[BEGIN The records]

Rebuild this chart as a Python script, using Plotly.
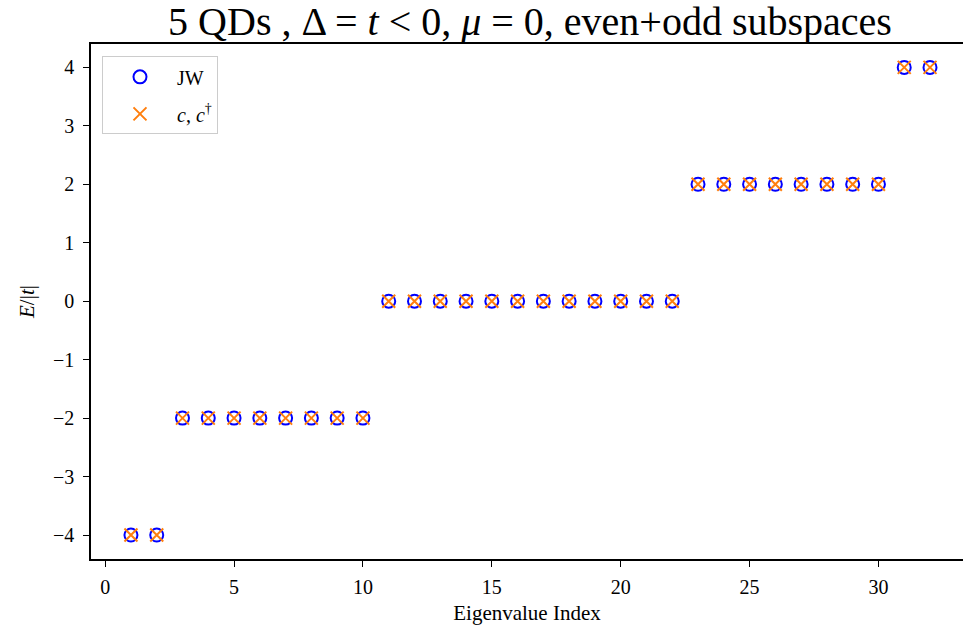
import plotly.graph_objects as go

index = list(range(1, 33))
energy_jw = [-4]*2 + [-2]*8 + [0]*12 + [2]*8 + [4]*2
energy_c = [-4]*2 + [-2]*8 + [0]*12 + [2]*8 + [4]*2
x_ticks = [0, 5, 10, 15, 20, 25, 30]
y_ticks = [-4, -3, -2, -1, 0, 1, 2, 3, 4]

FONT = "Liberation Serif"

fig = go.Figure()
fig.add_trace(go.Scatter(
    x=index, y=energy_jw, mode="markers", name="JW", legendgroup="a",
    marker=dict(symbol="circle-open", size=13, color="#0000ff", line=dict(width=2, color="#0000ff")),
))
fig.add_trace(go.Scatter(
    x=index, y=energy_c, mode="markers", name="<i>c</i>, <i>c</i><sup>†</sup>", legendgroup="b",
    marker=dict(symbol="x-thin-open", size=13, color="#ff7f0e", line=dict(width=2, color="#ff7f0e")),
))

fig.update_layout(
    width=963, height=631,
    margin=dict(l=91, r=0, t=44, b=72, autoexpand=False),
    paper_bgcolor="white", plot_bgcolor="white",
    font=dict(family=FONT, size=20, color="black"),
    title=dict(
        text="5 QDs , Δ = <i>t</i> &lt; 0, <i>μ</i> = 0, even+odd subspaces",
        x=530/963, xref="container", xanchor="center",
        y=1 - 21/631, yref="container", yanchor="middle",
        font=dict(family=FONT, size=40, color="black"),
    ),
    showlegend=True,
    legend=dict(
        x=0.0126, y=0.976, xanchor="left", yanchor="top",
        bordercolor="#cccccc", borderwidth=1, bgcolor="rgba(255,255,255,0.8)",
        font=dict(family=FONT, size=20),
        itemwidth=64, tracegroupgap=8,
    ),
    xaxis=dict(
        range=[-0.55, 33.28], tickvals=x_ticks, showgrid=False, zeroline=False,
        showline=True, linecolor="black", linewidth=1.5, mirror=True, automargin=False,
        ticks="outside", ticklen=6, tickwidth=1.2, tickcolor="black", ticklabelstandoff=3,
        title=dict(text="Eigenvalue Index", font=dict(family=FONT, size=21), standoff=9),
        tickfont=dict(family=FONT, size=20),
    ),
    yaxis=dict(
        range=[-4.41, 4.40], tickvals=y_ticks, showgrid=False, zeroline=False,
        showline=True, linecolor="black", linewidth=1.5, mirror=False, automargin=False,
        ticks="outside", ticklen=6, tickwidth=1.2, tickcolor="black", ticklabelstandoff=5,
        title=dict(text="<i>E</i>/|<i>t</i>|", font=dict(family=FONT, size=21), standoff=13),
        tickfont=dict(family=FONT, size=20),
    ),
)

fig.write_html("out.html", config={"displayModeBar": False},
               post_script="document.body.style.margin='0';")
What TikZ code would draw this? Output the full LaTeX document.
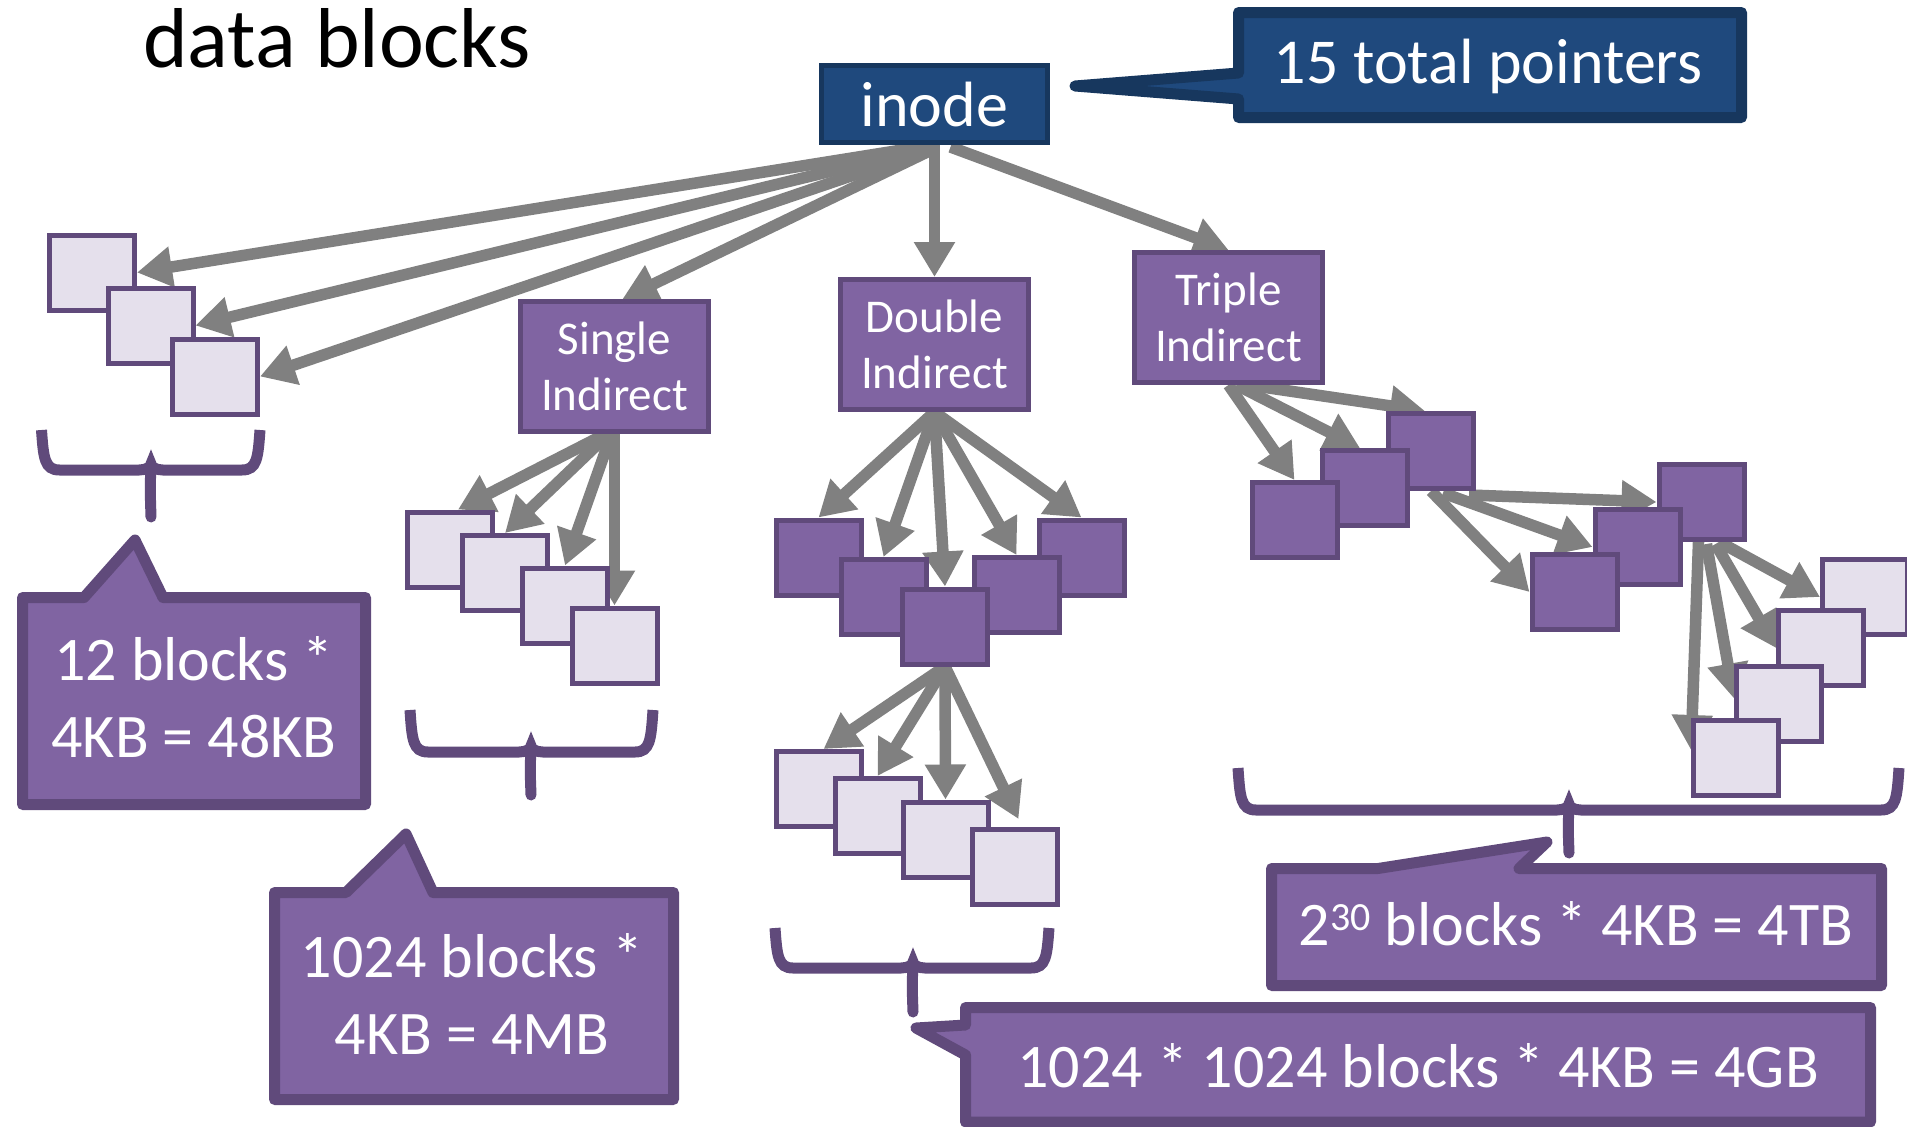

[END The records]

Copy whichever lines in the listing above contain the word "this".

Rebuild this chart as a Python script, using Plotly.
What TikZ code would draw this? Output the full LaTeX document.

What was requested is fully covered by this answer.